Somehow I got caught up in all this talk about the arts. Lets champion the artist, the misunderstood, the marginalized and fringe, the bohemian, the crafty creative person because (again Dillard) ours is a God who loves pizazz. Sure I love the arts. I just spent an hour reading Barbara Kingsolver’s The Lacuna to my wife until she fell asleep. We’ve been into the latest season of the TV series Damages with Glenn Close and Rose Byrne. It is exciting and somewhat redeemable, a titillating expose of white-collar crime and it’s no small feat to make white collar crime mysterious and riveting. Yet as Susanna began to yawn and apologize for having to ask me to stop reading we had a brief discussion about how much nicer it is to finish the evening with a book rather than a TV show. Definitely. We love the arts. We love Kingsolver’s prose. She makes me want to travel south of the border again soon for pollo frito fresh squeezed juice and la playa. Yet is this really all that much about art itself or it is about being a better human and living a day well?

I say its time we stop talking so much about the arts and begin talking about talking about how to live a day well, how to live better, how to be better humans, and yes this will require the arts but not art as an end in itself but as a means, a kind of training in how to see better. 

Kingsolver makes me want to travel south of the border for a proper margarita and carnitas and she makes me want to pay attention to my dogs more. How did they become so boring to me? If my dogs can become boring, then is it possible for me to let my work, my art, my marriage and even my beautiful son become boring too? Yes. Please God forgive us all our boredom. Oh ennui, the noonday demon.

Kate Kooyman gave a beautiful message tonight at the Gathering on sin and forgiveness. In the first third of her message, she unpacked the difference between sin and immorality and how we confuse the latter for the former. Being a sinner isn’t just about specific acts but about an overall dispassion of being turned inward toward self-worship. I’ll add that sin is fundamentally being cut off from the life of God. It is living without the right redemptive perspective of forgiveness and hope, of love and light. Sinfulness is living in the gutter of the darkness of the self.
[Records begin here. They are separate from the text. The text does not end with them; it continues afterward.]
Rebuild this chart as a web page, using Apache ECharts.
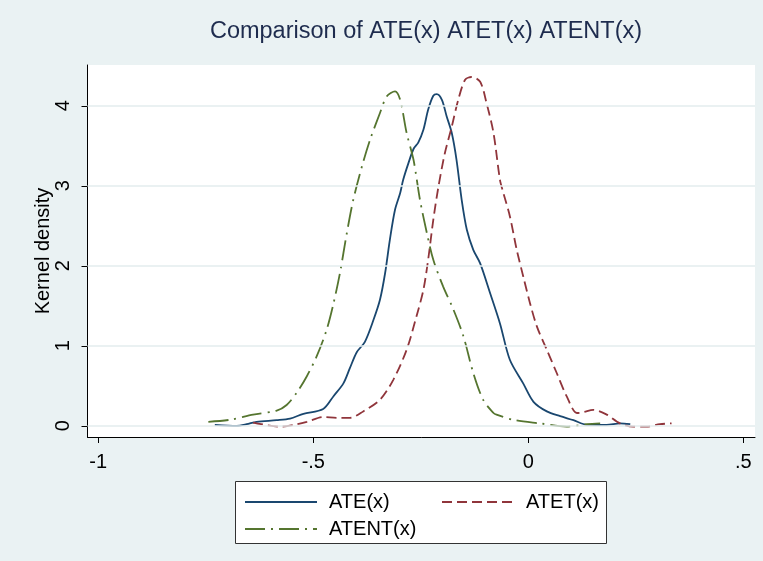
<!DOCTYPE html>
<html>
<head>
<meta charset="utf-8">
<script src="https://cdn.jsdelivr.net/npm/echarts@6/dist/echarts.min.js"></script>
<style>
html,body{margin:0;padding:0;background:#EAF2F3;}
#chart{width:763px;height:561px;}
</style>
</head>
<body>
<div id="chart"></div>
<script>
const titleText = 'Comparison of ATE(x) ATET(x) ATENT(x)';
const yAxisTitle = 'Kernel density';
const xTicks = [-1, -0.5, 0, 0.5];
const xTickLabels = ['-1', '-.5', '0', '.5'];
const yTicks = [0, 1, 2, 3, 4];
const seriesNames = ['ATE(x)', 'ATET(x)', 'ATENT(x)'];

const ateData = [
  [-0.729,0.012],[-0.678,0.0],[-0.655,0.02],[-0.632,0.05],[-0.585,0.07],[-0.554,0.09],
  [-0.523,0.15],[-0.477,0.21],[-0.453,0.37],[-0.430,0.53],[-0.415,0.72],[-0.399,0.92],
  [-0.380,1.05],[-0.360,1.325],[-0.345,1.575],[-0.333,1.91],[-0.322,2.325],[-0.310,2.70],
  [-0.298,2.91],[-0.291,3.075],[-0.279,3.28],[-0.267,3.46],[-0.256,3.54],[-0.244,3.70],
  [-0.233,3.95],[-0.221,4.125],[-0.213,4.146],[-0.201,4.075],[-0.190,3.87],[-0.178,3.66],
  [-0.167,3.325],[-0.155,2.825],[-0.143,2.45],[-0.128,2.2],[-0.112,2.03],[-0.089,1.66],
  [-0.066,1.28],[-0.043,0.825],[-0.012,0.53],[0.012,0.30],[0.043,0.18],[0.074,0.12],
  [0.105,0.07],[0.136,0.012],[0.182,0.01],[0.213,0.03],[0.237,0.02]
];
const atetData = [
  [-0.640,0.04],[-0.577,-0.01],[-0.547,0.01],[-0.515,0.05],[-0.477,0.11],[-0.446,0.10],
  [-0.415,0.10],[-0.384,0.18],[-0.345,0.325],[-0.314,0.575],[-0.283,0.95],[-0.260,1.37],
  [-0.244,1.70],[-0.233,2.075],[-0.221,2.575],[-0.209,2.99],[-0.194,3.41],[-0.178,3.74],
  [-0.163,4.075],[-0.147,4.325],[-0.132,4.36],[-0.112,4.30],[-0.097,4.03],[-0.081,3.66],
  [-0.066,3.075],[-0.058,2.91],[-0.043,2.62],[-0.027,2.20],[-0.012,1.87],[0.004,1.53],
  [0.020,1.24],[0.043,0.95],[0.066,0.66],[0.089,0.37],[0.113,0.16],[0.128,0.17],
  [0.151,0.20],[0.182,0.14],[0.213,0.03],[0.244,-0.01],[0.275,-0.01],[0.306,0.02],[0.333,0.03]
];
const atentData = [
  [-0.744,0.05],[-0.694,0.075],[-0.640,0.14],[-0.585,0.19],[-0.562,0.26],[-0.539,0.41],
  [-0.515,0.62],[-0.492,0.87],[-0.469,1.20],[-0.453,1.53],[-0.438,1.91],[-0.422,2.41],
  [-0.407,2.825],[-0.387,3.24],[-0.368,3.575],[-0.345,3.91],[-0.329,4.12],[-0.310,4.18],
  [-0.298,4.075],[-0.283,3.66],[-0.267,3.325],[-0.252,2.825],[-0.236,2.41],[-0.221,2.075],
  [-0.198,1.74],[-0.174,1.45],[-0.151,1.12],[-0.128,0.66],[-0.105,0.325],[-0.081,0.16],
  [-0.074,0.14],[-0.035,0.075],[0.027,0.03],[0.089,-0.01],[0.136,0.02],[0.167,0.03]
];

const FONT = '"Liberation Sans", Arial, sans-serif';
const colors = ['#1A476F', '#90353B', '#55752F'];
const dashes = ['solid', [10, 5], [20, 6, 2, 6]];
const datasets = [ateData, atetData, atentData];

const chart = echarts.init(document.getElementById('chart'), null, {renderer: 'canvas'});

const series = seriesNames.map((name, i) => ({
  name: name,
  type: 'line',
  data: datasets[i],
  smooth: 0.3,
  showSymbol: false,
  symbol: 'none',
  silent: true,
  z: 3,
  lineStyle: {color: colors[i], width: 1.8, type: dashes[i]},
  itemStyle: {color: colors[i]}
}));

series.push({
  name: 'grid',
  type: 'line',
  data: [],
  silent: true,
  z: 1,
  markLine: {
    silent: true,
    symbol: 'none',
    label: {show: false},
    lineStyle: {color: '#E3ECEE', width: 1.5, type: 'solid'},
    data: yTicks.map(v => ({yAxis: v}))
  }
});

const legendTextStyle = {fontFamily: FONT, fontSize: 20, color: '#000', padding: [0, 0, 0, 7]};
const legendPos = [[244, 492], [441, 492], [244, 519]];
const legends = seriesNames.map((name, i) => ({
  data: [name],
  left: legendPos[i][0],
  top: legendPos[i][1],
  itemWidth: 72,
  itemHeight: 14,
  padding: 0,
  selectedMode: false,
  z: 10,
  itemStyle: {opacity: 0, borderWidth: 0},
  textStyle: legendTextStyle
}));

chart.setOption({
  animation: false,
  backgroundColor: '#EAF2F3',
  title: {
    text: titleText,
    left: 421,
    top: 15,
    textAlign: 'center',
    textStyle: {fontFamily: FONT, fontSize: 23.5, fontWeight: 'normal', color: '#1E2C4E'}
  },
  graphic: [
    {type: 'rect', z: -1, shape: {x: 235.5, y: 481.5, width: 371, height: 62}, style: {fill: '#ffffff', stroke: '#333', lineWidth: 1}, silent: true}
  ],
  legend: legends,
  grid: {left: 87.5, right: 8, top: 65, bottom: 124, backgroundColor: '#ffffff', show: true, borderWidth: 0},
  xAxis: {
    type: 'value',
    min: -1.025,
    max: 0.527,
    axisLine: {show: true, onZero: false, lineStyle: {color: '#000', width: 1}},
    axisTick: {show: true, length: 6, customValues: xTicks, lineStyle: {color: '#000'}},
    axisLabel: {
      customValues: xTicks,
      margin: 15,
      fontFamily: FONT, fontSize: 20, color: '#000',
      formatter: v => { const k = xTicks.findIndex(t => Math.abs(t - v) < 1e-9); return k >= 0 ? xTickLabels[k] : ''; }
    },
    splitLine: {show: false}
  },
  yAxis: {
    type: 'value',
    min: -0.14,
    max: 4.51,
    name: yAxisTitle,
    nameLocation: 'middle',
    nameGap: 34,
    nameMoveOverlap: false,
    nameRotate: 90,
    nameTextStyle: {fontFamily: FONT, fontSize: 20, color: '#000'},
    axisLine: {show: true, onZero: false, lineStyle: {color: '#000', width: 1}},
    axisTick: {show: true, length: 6, customValues: yTicks, lineStyle: {color: '#000'}},
    axisLabel: {
      customValues: yTicks,
      rotate: 90,
      margin: 14,
      fontFamily: FONT, fontSize: 20, color: '#000'
    },
    splitLine: {show: false}
  },
  series: series
});
</script>
</body>
</html>
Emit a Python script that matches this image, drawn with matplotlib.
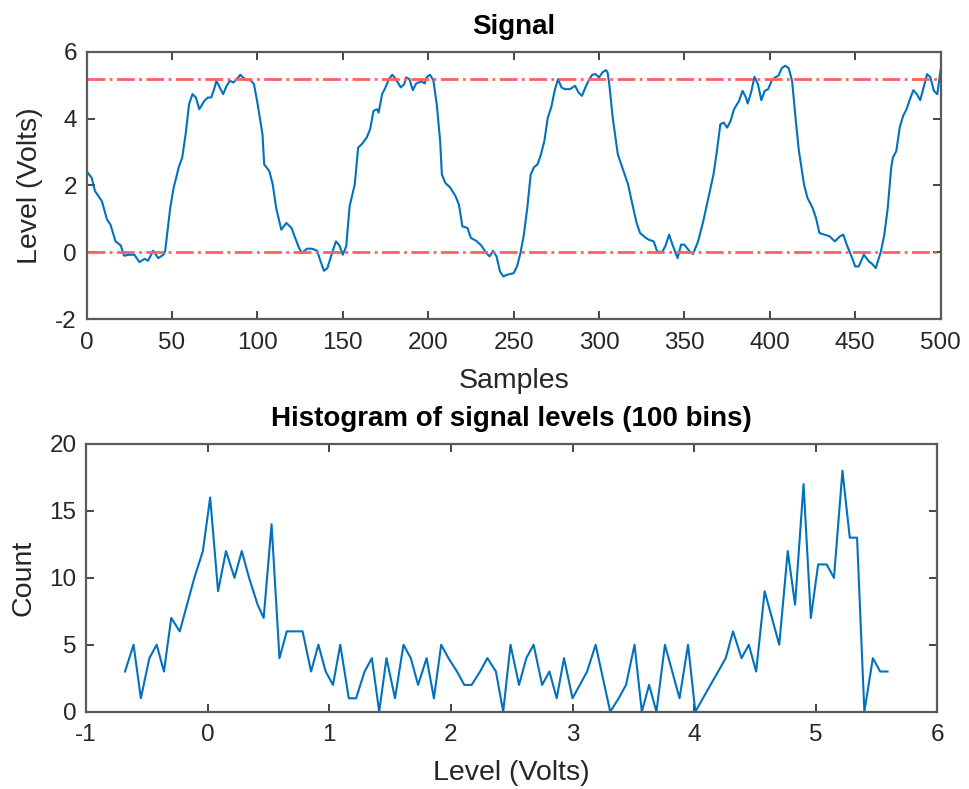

So art plus redemption can lead us to seeing better? Yep. True, however art by itself will shape and change us but it cannot save us. Art by itself becomes its own idolatrous end; its own party; its own scene that alienates and separates those who get it and those who don’t. The in and the out. But redemptive human creativity is essential to becoming a Christian. My dogs are beautiful little guys. People stop me and remark when I’m with them on a walk. Wow, what beautiful or amazing or cute little dogs! And inside I’m hoping just to get them to poop so we can get back to the house and on to more important things, to my things, to my agenda. I’m a sinner self-consumed. I’m ignoring the blazing colors of the Fall leaves, the ones remaining on the branch and those scattered on the ground. I’m blind to the subtle changes in wind and temperature, the joy of pulling my scarf tighter. I don’t reflect on the month past, the summer past, the winter ahead. I walk a straight boring line from point A to point B to get the job done, to go back inside and be boring again.

This is not all true. I’m being a good Midwestern boy with a guilt complex. I can see. Yesterday I cut our the burning bushes that line the front of our house back so far that they are little bitty stumps of potentiality—that is if I didn’t kill them (they were getting so huge and everything I could find on the mighty internet said burning bushes are resilient). Behind the bushes was a large planters box eight feet long sitting underneath the front windows. Until yesterday you couldn’t see that its paint was peeling away or that the box itself was almost rotted out, a liability I could have left of the spring? The two hour job turned into six. I was forced outside a bit longer. The dogs tied to the railing on our front steps and wow was Ike grumpy with the cats and dogs and children running freely and flagrantly in front of his tied up self. I cut back the bushes. I raked leaves. I removed the flower box. I scraped the flaking paint behind it. I repainted the shake shingles. I raked some more and the sun set. It got colder. We went inside and made French toast with bananas and honey. Then I pet my dogs with Casper. He chased them around the kitchen island a bit. I could see it.

Oh please God, help me see tomorrow.
                                                                                      

2 comments:

tamarahillmurphy.com said...

Another beautifully written reflection. Thank you! I'm saying yes and amen to the whole post, but wanted to say it a little extra loudly on this statement: "I say its time we stop talking so much about the arts and begin talking about talking about how to live a day well, how to live better, how to be better humans, and yes this will require the arts but not art as an end in itself but as a means, a kind of training in how to see better."

Jacob said...

Thank you, Josh. True encouragement.